-- Begin Provided records --
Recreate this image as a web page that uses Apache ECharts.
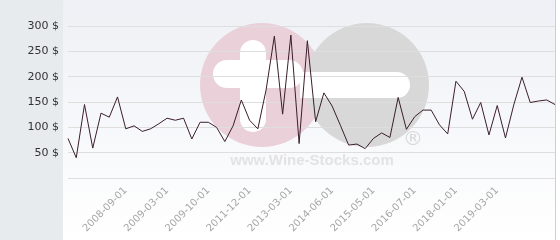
<!DOCTYPE html>
<html><head><meta charset="utf-8">
<script src="https://cdn.jsdelivr.net/npm/echarts@6/dist/echarts.min.js"></script>
<style>html,body{margin:0;padding:0;background:#fff}#c{width:560px;height:240px}</style>
</head><body><div id="c"></div>
<script>
const categories = [
 '2008-02-01','2008-03-01','2008-04-01','2008-05-01','2008-06-01','2008-07-01','2008-08-01','2008-09-01',
 '2008-10-01','2008-11-01','2008-12-01','2009-01-01','2009-03-01',
 '2009-04-01','2009-05-01','2009-06-01','2009-08-01','2009-10-01',
 '2010-03-01','2010-08-01','2011-01-01','2011-06-01','2011-12-01',
 '2012-02-01','2012-05-01','2012-08-01','2012-11-01','2013-03-01',
 '2013-06-01','2013-09-01','2013-12-01','2014-03-01','2014-06-01',
 '2014-08-01','2014-10-01','2014-12-01','2015-03-01','2015-05-01',
 '2015-08-01','2015-11-01','2016-02-01','2016-04-01','2016-07-01',
 '2016-10-01','2017-01-01','2017-05-01','2017-09-01','2018-01-01',
 '2018-03-01','2018-06-01','2018-09-01','2018-12-01','2019-03-01',
 '2019-05-01','2019-07-01','2019-09-01','2019-11-01','2020-01-01','2020-03-01','2020-05-01'
];
const prices = [
 78,40,145,59,128,120,160,97,103,92,
 97,107,118,114,118,77,110,110,100,72,
 103,154,114,97,174,280,126,282,68,271,
 111,168,142,104,65,67,58,78,89,80,
 159,96,121,134,134,105,87,191,171,116,
 149,85,143,79,144,199,149,152,154,145
];
const yTicks = { min: 0, max: 300, interval: 50 };
const shownLabelIndices = [7,12,17,22,27,32,37,42,47,52];

const chart = echarts.init(document.getElementById('c'), null, {renderer:'canvas'});
chart.setOption({
  animation: false,
  graphic: [
    {type:'rect', z:-100, shape:{x:0,y:0,width:63,height:240}, style:{fill:'#e7ebee'}},
    {type:'rect', z:-100, shape:{x:63,y:0,width:493,height:240},
      style:{fill:new echarts.graphic.LinearGradient(0,0,0,1,[{offset:0,color:'#eef0f5'},{offset:1,color:'#ffffff'}])}},
    {type:'line', z:-90, shape:{x1:555.5,y1:0,x2:555.5,y2:240}, style:{stroke:'#cfcfcf',lineWidth:1}},
    {type:'circle', z:-80, shape:{cx:262,cy:85,r:62}, style:{fill:'#ead0d8'}},
    {type:'circle', z:-79, shape:{cx:367,cy:85,r:62}, style:{fill:'#d8d8d8'}},
    {type:'rect', z:-78, shape:{x:213,y:60,width:90,height:28,r:14}, style:{fill:'#ffffff'}},
    {type:'rect', z:-78, shape:{x:240,y:40,width:26,height:92,r:13}, style:{fill:'#ffffff'}},
    {type:'rect', z:-78, shape:{x:300,y:72,width:110,height:26,r:[0,13,13,0]}, style:{fill:'#ffffff'}},
    {type:'text', z:-77, x:312, y:161, style:{text:'www.Wine-Stocks.com', fill:'#e3e3e3', font:'bold 15px "Liberation Sans"', align:'center', verticalAlign:'middle'}},
    {type:'text', z:-77, x:413, y:140, style:{text:'®', fill:'#d9d9d9', font:'20px "DejaVu Sans"', align:'center', verticalAlign:'middle'}}
  ],
  grid: {left:68, right:5, top:26, bottom:62, containLabel:false},
  xAxis: {
    type:'category', data:categories, boundaryGap:false,
    axisLine:{show:false}, axisTick:{show:false},
    axisLabel:{rotate:45, color:'#a6a6a6', fontSize:10, fontFamily:'DejaVu Sans', margin:11,
      interval:(i)=>shownLabelIndices.includes(i)},
    splitLine:{show:false}
  },
  yAxis: {
    type:'value', min:yTicks.min, max:yTicks.max, interval:yTicks.interval,
    axisLine:{show:false}, axisTick:{show:false},
    axisLabel:{formatter:'{value} $', color:'#333333', fontSize:11, fontFamily:'DejaVu Sans', margin:9, showMinLabel:false},
    splitLine:{lineStyle:{color:'#dedede', width:1}}
  },
  series: [{
    type:'line', data:prices, showSymbol:false, symbol:'none',
    lineStyle:{color:'#3b1e2c', width:1}
  }]
});
</script></body></html>
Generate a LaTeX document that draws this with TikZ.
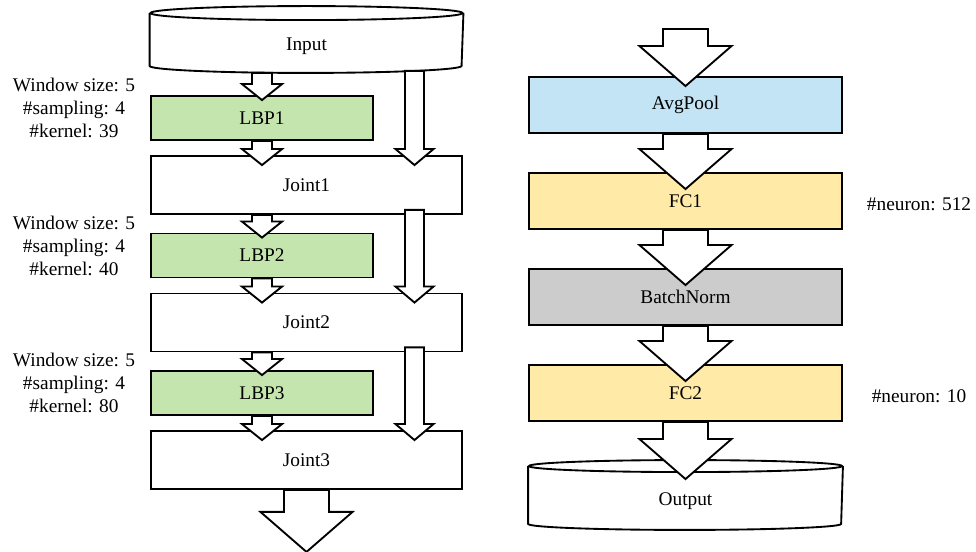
\documentclass[tikz,border=0pt]{standalone}
\usepackage{fontspec}
\setmainfont{Liberation Serif}
\usetikzlibrary{calc,positioning}

\definecolor{lbpgreen}{HTML}{C5E5AF}
\definecolor{poolblue}{HTML}{C3E4F5}
\definecolor{fcyellow}{HTML}{FFEBA7}
\definecolor{normgray}{HTML}{CCCCCC}

% block arrow: start, tip, shaft half width, head half width, head length
\newcommand{\fatarrow}[5]{%
  \draw[flow] let \p1=(#1), \p2=(#2) in
    (\x1-#3,\y1) -- (\x1-#3,\y2+#5) -- (\x1-#4,\y2+#5) -- (\x1,\y2)
    -- (\x1+#4,\y2+#5) -- (\x1+#3,\y2+#5) -- (\x1+#3,\y1) -- cycle;}
% drum round a node: node, half width, ellipse radius
\newcommand{\drum}[3]{%
  \draw[line width=1.4pt] ([yshift=#3]#1.north west) -- ([yshift=#3]#1.south west)
    arc[start angle=180,end angle=360,x radius=#2,y radius=#3] -- ([yshift=#3]#1.north east);
  \draw[line width=1.4pt] ([yshift=#3]#1.north) ellipse[x radius=#2,y radius=#3];}

\begin{document}
\begin{tikzpicture}[x=0.75pt,y=-0.75pt,
  box/.style={draw,line width=1.4pt,inner sep=0pt,font=\fontsize{14.5}{17}\selectfont},
  lbp/.style={box,fill=lbpgreen,minimum width=166.5pt,minimum height=33pt},
  joint/.style={box,fill=white,minimum width=233.25pt,minimum height=43.5pt},
  layer/.style={box,minimum width=234.75pt,minimum height=42pt},
  note/.style={align=center,font=\fontsize{14.5}{17.25}\selectfont},
  flow/.style={draw,fill=white,line width=1.4pt}]

\useasboundingbox (0,0) rectangle (976,552);

% left branch
\node[box,draw=none,minimum width=234pt,minimum height=38.25pt] (input) at (306.5,46.5) {Input};
\drum{input}{117pt}{5.25pt}
\foreach \i/\k in {1/39,2/40,3/80} {
  \node[lbp] (lbp\i) at (262,{118+137.5*(\i-1)}) {LBP\i};
  \node[joint] (joint\i) at (306.5,{185+137.5*(\i-1)}) {Joint\i};
  \node[note] (cfg\i) at (74,{108+137.5*(\i-1)}) {Window size: 5\\\#sampling: 4\\\#kernel: \k};
}
\coordinate (lane) at (414.5,0);

\fatarrow{lbp1.north |- input.south}{$(lbp1.north)+(0,5)$}{7.5pt}{15pt}{12pt}
\foreach \i in {1,2,3}
  \fatarrow{lbp\i.south}{$(lbp\i.south |- joint\i.north)+(0,10)$}{7.5pt}{15pt}{12pt};
\foreach \i/\j in {1/2,2/3}
  \fatarrow{lbp\i.south |- joint\i.south}{$(lbp\j.north)+(0,5)$}{7.5pt}{15pt}{12pt};

\fatarrow{$(lane |- input.south)+(0,-2)$}{$(lane |- joint1.north)+(0,10)$}{7.1pt}{14.25pt}{12pt}
\foreach \i/\j in {1/2,2/3}
  \fatarrow{$(lane |- joint\i.south)+(0,-5)$}{$(lane |- joint\j.north)+(0,10)$}{7.1pt}{14.25pt}{12pt};

\fatarrow{joint3.south}{$(joint3.south)+(0,62)$}{16.9pt}{34.5pt}{30pt}

% right branch
\node[layer,fill=poolblue] (pool) at (685.5,105) {AvgPool};
\node[layer,fill=fcyellow] (fc1) at (685.5,201) {FC1};
\node[layer,fill=normgray] (norm) at (685.5,297) {BatchNorm};
\node[layer,fill=fcyellow] (fc2) at (685.5,393) {FC2};
\node[box,draw=none,minimum width=234.75pt,minimum height=42pt] (output) at (685.5,501) {Output};
\drum{output}{117.4pt}{4.5pt}

\node[note] (n512) at (919,204) {\#neuron: 512};
\node[note] (n10) at (919,396) {\#neuron: 10};

\coordinate (feed) at (685.5,29);
\fatarrow{feed}{$(pool.north)+(0,10)$}{16.9pt}{34.5pt}{30pt}
\foreach \a/\b in {pool/fc1,fc1/norm,norm/fc2}
  \fatarrow{\a.south}{$(\b.north)+(0,17)$}{16.9pt}{34.5pt}{30pt};
\fatarrow{fc2.south}{$(output.north)+(0,7)$}{16.9pt}{34.5pt}{30pt}
\end{tikzpicture}
\end{document}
-- End Provided records --
** Set exercise **
Copy exactly the stretch of lines that starts at the line holding "Generate a LaTeX" and ends at the line holding "(0,0) rectangle (976,552);". Drop the pictures.

** The answer **
Generate a LaTeX document that draws this with TikZ.
\documentclass[tikz,border=0pt]{standalone}
\usepackage{fontspec}
\setmainfont{Liberation Serif}
\usetikzlibrary{calc,positioning}

\definecolor{lbpgreen}{HTML}{C5E5AF}
\definecolor{poolblue}{HTML}{C3E4F5}
\definecolor{fcyellow}{HTML}{FFEBA7}
\definecolor{normgray}{HTML}{CCCCCC}

% block arrow: start, tip, shaft half width, head half width, head length
\newcommand{\fatarrow}[5]{%
  \draw[flow] let \p1=(#1), \p2=(#2) in
    (\x1-#3,\y1) -- (\x1-#3,\y2+#5) -- (\x1-#4,\y2+#5) -- (\x1,\y2)
    -- (\x1+#4,\y2+#5) -- (\x1+#3,\y2+#5) -- (\x1+#3,\y1) -- cycle;}
% drum round a node: node, half width, ellipse radius
\newcommand{\drum}[3]{%
  \draw[line width=1.4pt] ([yshift=#3]#1.north west) -- ([yshift=#3]#1.south west)
    arc[start angle=180,end angle=360,x radius=#2,y radius=#3] -- ([yshift=#3]#1.north east);
  \draw[line width=1.4pt] ([yshift=#3]#1.north) ellipse[x radius=#2,y radius=#3];}

\begin{document}
\begin{tikzpicture}[x=0.75pt,y=-0.75pt,
  box/.style={draw,line width=1.4pt,inner sep=0pt,font=\fontsize{14.5}{17}\selectfont},
  lbp/.style={box,fill=lbpgreen,minimum width=166.5pt,minimum height=33pt},
  joint/.style={box,fill=white,minimum width=233.25pt,minimum height=43.5pt},
  layer/.style={box,minimum width=234.75pt,minimum height=42pt},
  note/.style={align=center,font=\fontsize{14.5}{17.25}\selectfont},
  flow/.style={draw,fill=white,line width=1.4pt}]

\useasboundingbox (0,0) rectangle (976,552);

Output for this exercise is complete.